With their army in tow, Ferdinand and Isabella entered the city of Granada and rode up to the Alhambra to see for the first time the spoils of their victory. So awed and enchanted were they with the Alhambra that they made it their new royal residence and relocated the courts of their respective kingdoms to the splendid complex.
Ferdinand and Isabella loved their hard-won new home of Granada so much that they both chose it as the place they wanted their bodies to remain for eternity after their deaths, and so they do. But while these two appreciated the magnificence of the Alhambra enough to make it the center of their lives and their courts after its conquest, the same appreciation for the Alhambra could not be found in their heirs.
Ferdinand and Isabella’s grandson soon had part of one of the Alhambra’s palaces demolished to make way for a more modern Renaissance-style palace for himself, although he never used it and it was never finished. Yet the Palace of Carlos V rises today from the center of the Alhambra as a contrasting yet still beautiful and striking addition to the site.
Spain’s royal courts and the attention and patronage that came with them soon moved on to other parts of the newly unified nation, and over the next five and a half centuries the wearing of the elements and the passing of time took their toll on the once mighty royal fortress. The Alhambra faded and decayed as its luster became overshadowed by more modern European palaces constructed in the kingdom’s newer capitals.

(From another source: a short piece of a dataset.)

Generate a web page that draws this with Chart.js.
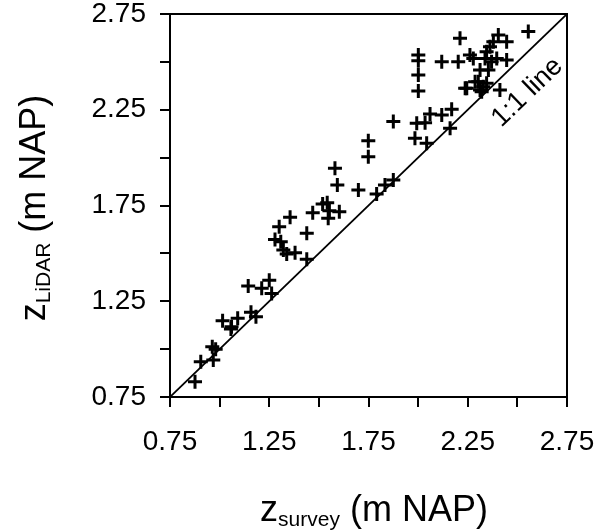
<!DOCTYPE html>
<html>
<head>
<meta charset="utf-8">
<script src="https://cdn.jsdelivr.net/npm/chart.js@4"></script>
<style>
  html, body { margin: 0; padding: 0; background: #fff; }
  #wrap { width: 608px; height: 531px; }
</style>
</head>
<body>
<div id="wrap"><canvas id="lidarChart" width="608" height="531"></canvas></div>
<script>
// survey height vs LiDAR height (m NAP)
const zSurvey = [
  0.876, 0.905, 0.963, 0.98, 0.968, 1.015, 1.06, 1.057, 1.091, 1.158,
  1.183, 1.144, 1.212, 1.25, 1.262, 1.279, 1.30, 1.355, 1.308, 1.321,
  1.338, 1.38, 1.439, 1.439, 1.469, 1.519, 1.542, 1.553, 1.547, 1.603,
  1.593, 1.699, 1.581, 1.749, 1.749, 1.791, 1.833, 1.875, 1.875, 1.993,
  2.035, 2.06, 2.119, 1.984, 2.043, 2.169, 2.161, 2.211, 2.001, 2.001,
  2.001, 2.001, 2.119, 2.202, 2.261, 2.245, 2.287, 2.312, 2.555, 2.404,
  2.446, 2.379, 2.362, 2.345, 2.278, 2.337, 2.396, 2.446, 2.37, 2.354,
  2.312, 2.303, 2.328, 2.345, 2.237, 2.32, 2.412
];
const zLidar = [
  0.83, 0.934, 1.013, 1.00, 0.943, 1.148, 1.117, 1.105, 1.161, 1.192,
  1.169, 1.33, 1.318, 1.36, 1.29, 1.573, 1.639, 1.688, 1.561, 1.518,
  1.497, 1.503, 1.469, 1.605, 1.712, 1.758, 1.765, 1.723, 1.683, 1.718,
  1.857, 1.831, 1.944, 2.088, 2.005, 1.81, 1.857, 1.883, 2.188, 2.179,
  2.182, 2.228, 2.223, 2.101, 2.075, 2.252, 2.153, 2.623, 2.536, 2.506,
  2.431, 2.348, 2.501, 2.501, 2.536, 2.362, 2.396, 2.353, 2.658, 2.64,
  2.605, 2.605, 2.579, 2.553, 2.518, 2.518, 2.518, 2.51, 2.501, 2.458,
  2.458, 2.396, 2.37, 2.388, 2.362, 2.344, 2.353
];
const oneToOne = [0.75, 2.75];
const tickLabels = ["0.75", "1.25", "1.75", "2.25", "2.75"];
const lineLabel = { text: "1:1 line", x: 2.55, y: 2.34 };

const points = zSurvey.map((x, i) => ({ x, y: zLidar[i] }));
const linePts = oneToOne.map(v => ({ x: v, y: v }));

const tickCb = v => {
  const s = Number(v).toFixed(2);
  return tickLabels.includes(s) ? s : "";
};

// frame, axis titles with subscripts, 1:1 label
const decor = {
  id: "decor",
  afterDraw(chart) {
    const { ctx, chartArea: a, scales } = chart;
    ctx.save();
    ctx.strokeStyle = "#000";
    ctx.lineWidth = 2;
    ctx.strokeRect(a.left, a.top, a.right - a.left, a.bottom - a.top);

    ctx.fillStyle = "#000";
    const big = "36px 'Liberation Sans', Arial, sans-serif";
    const small = "21px 'Liberation Sans', Arial, sans-serif";
    const drawTitle = (main, sub, rest) => {
      ctx.font = big;
      const w1 = ctx.measureText(main).width;
      const w3 = ctx.measureText(rest).width;
      ctx.font = small;
      const w2 = ctx.measureText(sub).width;
      let x = -(w1 + w2 + w3) / 2;
      ctx.textBaseline = "alphabetic";
      ctx.textAlign = "left";
      ctx.font = big;
      ctx.fillText(main, x, 0);
      x += w1;
      ctx.font = small;
      ctx.fillText(sub, x, 5);
      x += w2;
      ctx.font = big;
      ctx.fillText(rest, x, 0);
    };

    ctx.save();
    ctx.translate(374, 521);
    drawTitle("z", "survey", " (m NAP)");
    ctx.restore();

    ctx.save();
    ctx.translate(45, 208);
    ctx.rotate(-Math.PI / 2);
    drawTitle("z", "LiDAR", " (m NAP)");
    ctx.restore();

    const px = scales.x.getPixelForValue(lineLabel.x);
    const py = scales.y.getPixelForValue(lineLabel.y);
    const ang = Math.atan2(
      scales.y.getPixelForValue(0.75) - scales.y.getPixelForValue(2.75),
      scales.x.getPixelForValue(2.75) - scales.x.getPixelForValue(0.75)
    );
    ctx.translate(px, py);
    ctx.rotate(-ang);
    ctx.font = "27px 'Liberation Sans', Arial, sans-serif";
    ctx.textAlign = "center";
    ctx.textBaseline = "middle";
    ctx.fillText(lineLabel.text, 0, 0);
    ctx.restore();
  }
};

const axis = (isY) => ({
  type: "linear",
  min: 0.75,
  max: 2.75,
  border: { display: false },
  grid: {
    drawOnChartArea: false,
    drawTicks: true,
    tickLength: 10,
    color: "#000",
    lineWidth: 2
  },
  ticks: {
    stepSize: 0.25,
    autoSkip: false,
    maxRotation: 0,
    minRotation: 0,
    color: "#000",
    padding: isY ? 14 : 18,
    font: { family: "'Liberation Sans', Arial, sans-serif", size: 28 },
    callback: tickCb
  },
  afterFit(scale) {
    if (isY) scale.width = 170;
    else scale.height = 134;
    // labels may hang over the plot edges, like the original
    scale.paddingLeft = 0;
    scale.paddingRight = 0;
    scale.paddingTop = 0;
    scale.paddingBottom = 0;
  }
});

new Chart(document.getElementById("lidarChart").getContext("2d"), {
  type: "scatter",
  data: {
    datasets: [
      {
        label: "1:1",
        data: linePts,
        showLine: true,
        borderColor: "#000",
        borderWidth: 1.8,
        pointRadius: 0
      },
      {
        label: "points",
        data: points,
        pointStyle: "cross",
        pointRadius: 7,
        borderColor: "#000",
        borderWidth: 3
      }
    ]
  },
  options: {
    responsive: false,
    animation: false,
    layout: { padding: { top: 14, right: 41, left: 0, bottom: 0 } },
    plugins: {
      legend: { display: false },
      tooltip: { enabled: false }
    },
    scales: {
      x: axis(false),
      y: axis(true)
    }
  },
  plugins: [decor]
});
</script>
</body>
</html>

As if the impact of centuries of neglect wasn’t enough, the occupation of the Alhambra by Napoleon’s troops from 1810 until 1812 brought about further careless damage, some of it fully intentional as French forces were forced to retreat. It would be 15 years before anyone stepped up to try to do any significant restoration work, most notably the wealthy Contreras family, a controversial effort that was welcomed by some and lambasted by others.
The dilapidated Alhambra of the early- and mid-19th century nevertheless attracted and enchanted the likes of some foreign travelers, quirky artists, architecture connoisseurs, and romantic writers. One such literary celebrity of the time, American writer Washington Irving, was even given permission to take up residence at the site by its overseer with the blessing of the Archbishop of Granada.
The time he spent in Granada, especially squatting in the abandoned rooms of the Alhambra, inspired Irving to write two more great works, Chronicles of the Conquest of Granada, published in 1829, and Tales of the Alhambra, published in 1832. The latter proved to be wildly popular in both Europe and America, leading to a resurgence in interest in Andalucia’s exotic past focused around Granada and its crown jewel – the Alhambra.
In 1844, the Spanish government stepped up and began taking a more active role in historical preservation efforts with the creation of the first Comisión de Monumentos. However, the late 19th-century restoration ideas that followed seemed to focus more on recreating the Alhambra of the fictional stories that it inspired rather than genuine historic renovation. But with the creation of a Plan General de Conservación de la Alhambra in the early 20th century, the more historically disciplined conservators eventually won out.
Today, the Alhambra of Granada is the best absolute example of a medieval Islamic fortress and palace still in existence anywhere in the world, and it has become Spain’s number one most visited historical site for tourists. While many other symbols of Spain’s eight centuries of Islamic rule are long gone, from fortresses to mosques to castles, the fact that the Alhambra was a showcase of the superiority of Islamic architecture and design once upon a time is perhaps the very thing that saved it from post-conquest destruction and allowed it to survive to the present day.